Member of the Bundestag from Schleswig-Holstein
- Incumbent
- Assumed office 2025

Personal details
- Born: 25 September 1963 (age 62) London
- Party: Alternative for Germany

= Alexis Giersch =

German politician

Alexis Leonard Giersch (born 25 September 1963 in London) is a German politician for the AfD. He has been a member of the 21st Bundestag since March 2025.

Giersch is chairman of the AfD district association in Plön. In the 2021 federal election, he ran for a direct mandate in the Plön – Neumünster constituency and came fifth with 7.1% of the first vote. A year later, in the state elections in Schleswig-Holstein, Giersch ran in the Plön-Nord constituency and won 4.3% of the votes. The AfD failed to clear the five percent hurdle at the time and has not been represented in the Landtag of Schleswig-Holstein since. He ran for the 2025 federal election on the AfD Schleswig-Holstein state list.

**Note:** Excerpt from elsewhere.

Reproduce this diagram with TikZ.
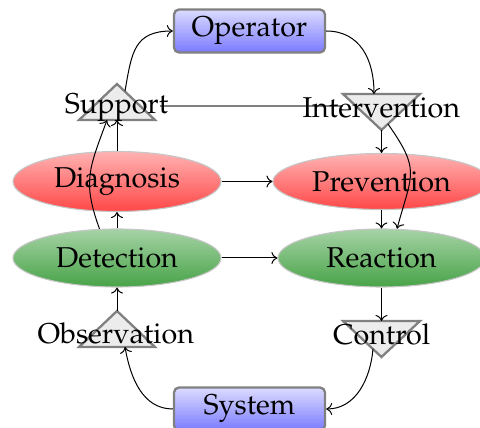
\documentclass[tikz,border=0pt]{standalone}
\usepackage[T1]{fontenc}
\usepackage{mathpazo}
\usetikzlibrary{shapes.geometric,arrows.meta}
\colorlet{leafgreen}{green!50!black}
\tikzset{
  every node/.style={font=\fontsize{28.7pt}{34pt}\selectfont},
  box/.style={rectangle, rounded corners=5pt, draw=gray, line width=2.3pt,
    top color=blue!14, bottom color=blue!52,
    minimum width=151pt, minimum height=43pt, inner sep=0pt},
  redoval/.style={ellipse, draw=gray!45, line width=1.1pt,
    top color=red!30, bottom color=red!72, inner sep=0pt},
  greenoval/.style={ellipse, draw=gray!45, line width=1.1pt,
    top color=leafgreen!35, bottom color=leafgreen!72, inner sep=0pt},
  tri/.style={draw=gray, line width=2.3pt, fill=gray!15, line join=miter},
  tag/.style={anchor=base, inner sep=0pt},
  link/.style={-{To[length=6pt,width=12pt]}, line width=1pt},
  bar/.style={draw=gray, line width=2pt},
}
\begin{document}
\begin{tikzpicture}[x=1pt,y=1pt]
\useasboundingbox (0,0) rectangle (480,428);

% plant and operator
\node[box] (op) at (249.5,397) {Operator};
\node[box] (sys) at (249.5,19) {System};

% functional blocks
\node[redoval, minimum width=208pt, minimum height=60pt] (diag) at (117,246.5) {Diagnosis};
\node[redoval, minimum width=217pt, minimum height=56pt] (prev) at (381.5,246.5) {Prevention};
\node[greenoval, minimum width=208pt, minimum height=58pt] (det) at (117,170) {Detection};
\node[greenoval, minimum width=207pt, minimum height=58pt] (reac) at (381.5,170) {Reaction};

% interface triangles
\draw[tri] (79,308) -- (117,344) -- (155,308) -- cycle;
\draw[tri] (343,334) -- (420,334) -- (381.5,298) -- cycle;
\draw[tri] (79,81) -- (117,117) -- (155,81) -- cycle;
\draw[tri] (343,107) -- (420,107) -- (381.5,71) -- cycle;

\coordinate (supBase) at (117,308);
\coordinate (supFoot) at (107,308);
\coordinate (supSide) at (125,337);
\coordinate (supEnd)  at (160,321.5);
\coordinate (intTop)  at (374,334);
\coordinate (intApex) at (381.5,298);
\coordinate (intSide) at (388,304);
\coordinate (intStart) at (343,321.5);
\coordinate (obsApex) at (117,117);
\coordinate (obsFoot) at (125,81);
\coordinate (ctrTop)  at (381.5,107);
\coordinate (ctrSide) at (373,79);

\draw[bar] (supEnd) -- (intStart);

\node[tag] (sup) at (116.5,314.7) {Support};
\node[tag] (int) at (381.3,310.7) {Intervention};
\node[tag] (obs) at (115.8,84.7) {Observation};
\node[tag] (ctr) at (381.7,83.7) {Control};

% connectors
\draw[link] (supSide) to[out=80,in=180,looseness=1.3] (op.west);
\draw[link] (op.east) to[out=0,in=90,looseness=1.1] (intTop);
\draw[link] (intApex) -- (prev.north);
\draw[link] (intSide) to[out=-55,in=75,looseness=1.4] (reac.62);
\draw[link] (prev.south) -- (reac.north);
\draw[link] (diag.east) -- (prev.west);
\draw[link] (det.east) -- (reac.west);
\draw[link] (det.north) -- (diag.south);
\draw[link] (diag.north) -- (supBase);
\draw[link] (det.121) to[out=110,in=250,looseness=1.2] (supFoot);
\draw[link] (obsApex) -- (det.south);
\draw[link] (reac.south) -- (ctrTop);
\draw[link] (ctrSide) to[out=-95,in=0] (sys.east);
\draw[link] (sys.west) to[out=180,in=-80] (obsFoot);
\end{tikzpicture}
\end{document}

The AfD won five seats in Schleswig-Holstein, however, after Volker Schnurrbusch gave up his Bundestag mandate in favor of a mandate in the European Parliament, Giersch took his place in the Bundestag.

== Political positions ==
According to his own statements, Giersch opposes a development in which "special interests can assert themselves through the power of money." In the context of the 2022 state elections, he stated that he would work to lower the barriers to direct democracy in Schleswig-Holstein.